MIFAD-Net: Multi-Layer Interactive Feature Fusion Network With Angular Distance Loss for Face Emotion Recognition
Frontiers in Psychology
Understanding human emotions and psychology is a critical step toward realizing artificial intelligence, and correct recognition of facial expressions is essential for judging emotions. However, the differences caused by changes in facial expression are very subtle, and different expression features are less distinguishable, making it difficult for computers to recognize human facial emotions accurately. Therefore, this paper proposes a novel multi-layer interactive feature fusion network model
... with angular distance loss. To begin, a multi-layer and multi-scale module is designed to extract global and local features of facial emotions in order to capture part of the feature relationships between different scales, thereby improving the model's ability to discriminate subtle features of facial emotions. Second, a hierarchical interactive feature fusion module is designed to address the issue of loss of useful feature information caused by layer-by-layer convolution and pooling of convolutional neural networks. In addition, the attention mechanism is also used between convolutional layers at different levels.
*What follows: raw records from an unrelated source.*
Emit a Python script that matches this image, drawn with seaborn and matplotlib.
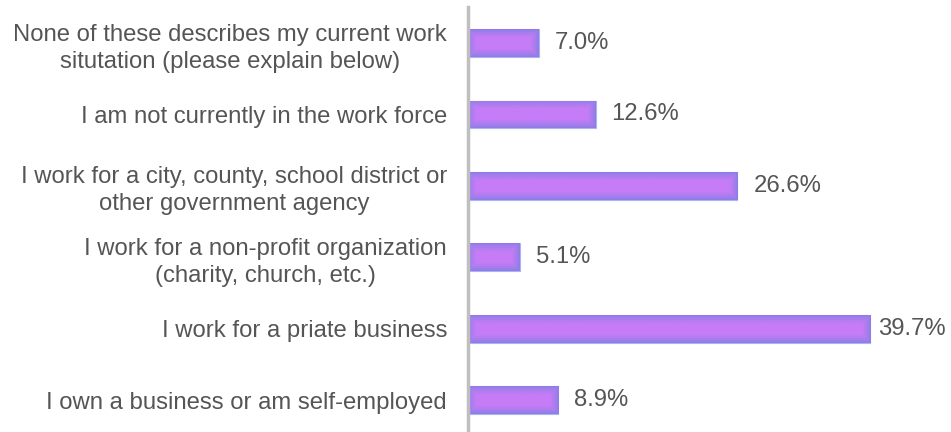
import numpy as np
import pandas as pd
import matplotlib
matplotlib.use("Agg")
import matplotlib.pyplot as plt
import seaborn as sns
from matplotlib.colors import to_rgb
from matplotlib.transforms import offset_copy

categories = [
    "None of these describes my current work\nsitutation (please explain below)",
    "I am not currently in the work force",
    "I work for a city, county, school district or\nother government agency",
    "I work for a non-profit organization\n(charity, church, etc.)",
    "I work for a priate business",
    "I own a business or am self-employed",
]
shares = [7.0, 12.6, 26.6, 5.1, 39.7, 8.9]
value_labels = ["7.0%", "12.6%", "26.6%", "5.1%", "39.7%", "8.9%"]

df = pd.DataFrame({"category": categories, "share": shares})

sns.set_theme(style="white")
plt.rcParams["font.family"] = ["Liberation Sans", "DejaVu Sans"]

FS = 17.2
TEXT = "#555555"

fig = plt.figure(figsize=(9.51, 4.32), dpi=100)
ax = fig.add_axes([0.492, -0.0087, 0.458, 0.9917])

sns.barplot(data=df, x="share", y="category", orient="h", ax=ax,
            color="#b27cf2", width=0.39, edgecolor="#a9b4f2", linewidth=0.8,
            zorder=2)

ax.set_xlim(0, 43.0)
ax.set_ylim(5.5, -0.5)

# path gradient fill: pink-violet body, blue-violet rim a few pixels wide
centre = np.array(to_rgb("#c67cf6"))
edge = np.array(to_rgb("#8a7ee6"))
fig.canvas.draw()
for patch in ax.patches:
    x0, y0 = patch.get_x(), patch.get_y()
    w, h = patch.get_width(), patch.get_height()
    bb = patch.get_window_extent()
    npx_w, npx_h = max(int(bb.width), 2), max(int(bb.height), 2)
    xs = np.arange(npx_w) + 0.5
    ys = np.arange(npx_h) + 0.5
    X, Y = np.meshgrid(xs, ys)
    d = np.minimum(np.minimum(X, npx_w - X), np.minimum(Y, npx_h - Y))
    t = np.clip(1 - d / 9.0, 0, 1) ** 1.3
    grad = centre[None, None, :] * (1 - t[..., None]) + edge[None, None, :] * t[..., None]
    im = ax.imshow(grad, extent=[x0, x0 + w, y0 + h, y0], aspect="auto",
                   interpolation="bilinear", zorder=2.5)
    im.set_clip_path(patch)

ax.set_xlim(0, 43.0)
ax.set_ylim(5.5, -0.5)

# value labels just past each bar end, kept inside the figure
label_tf = offset_copy(ax.transData, fig=fig, x=11.5, y=0, units="points")
texts = []
for i, (val, lab) in enumerate(zip(shares, value_labels)):
    texts.append(ax.text(val, i, lab, va="center", ha="left", fontsize=FS,
                         color=TEXT, transform=label_tf))

ax.set_xlabel("")
ax.set_ylabel("")
ax.set_xticks([])
ax.tick_params(axis="y", length=0, pad=15, labelsize=FS, labelcolor=TEXT)
for lbl in ax.get_yticklabels():
    lbl.set_multialignment("center")
    lbl.set_linespacing(1.3)

for side in ["top", "right", "bottom"]:
    ax.spines[side].set_visible(False)
ax.spines["left"].set_color("#bfbfbf")
ax.spines["left"].set_linewidth(2.5)
ax.spines["left"].set_zorder(3)

fig.canvas.draw()
renderer = fig.canvas.get_renderer()
fig_w = fig.bbox.width
for txt in texts:
    bb = txt.get_window_extent(renderer)
    over = bb.x1 - (fig_w - 5)
    if over > 0:
        txt.set_transform(offset_copy(txt.get_transform(), fig=fig,
                                      x=-over, y=0, units="dots"))

fig.savefig("out.png", dpi=100, facecolor="white")
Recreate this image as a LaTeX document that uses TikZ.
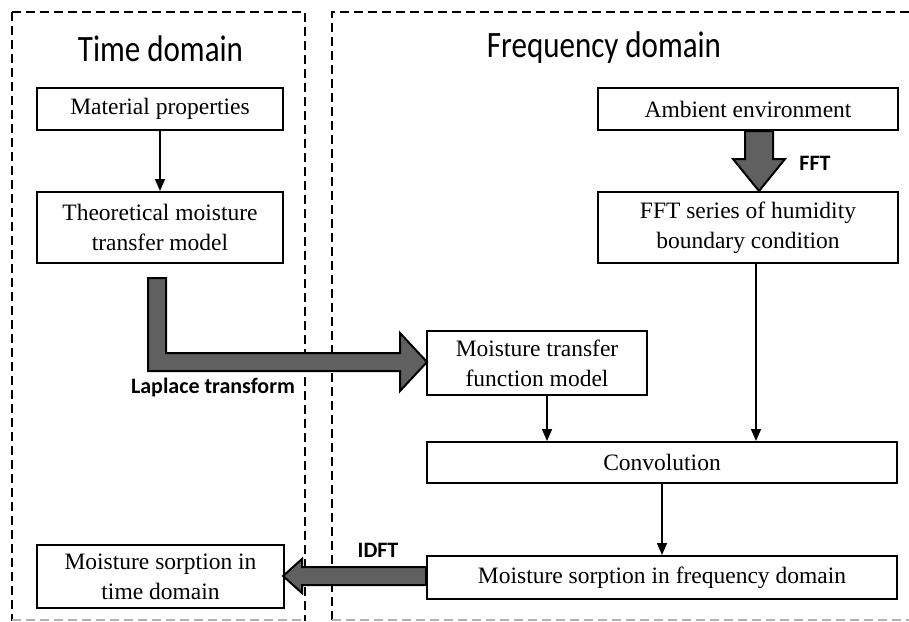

Improve the neural network's discriminative ability by increasing the saliency of information about different features on the layers and suppressing irrelevant information. Finally, we use the angular distance loss function to improve the proposed model's inter-class feature separation and intra-class feature clustering capabilities, addressing the issues of large intra-class differences and high inter-class similarity in facial emotion recognition. We conducted comparison and ablation experiments on the FER2013 dataset. The results illustrate that the performance of the proposed MIFAD-Net is 1.02–4.53% better than the compared methods, and it has strong competitiveness.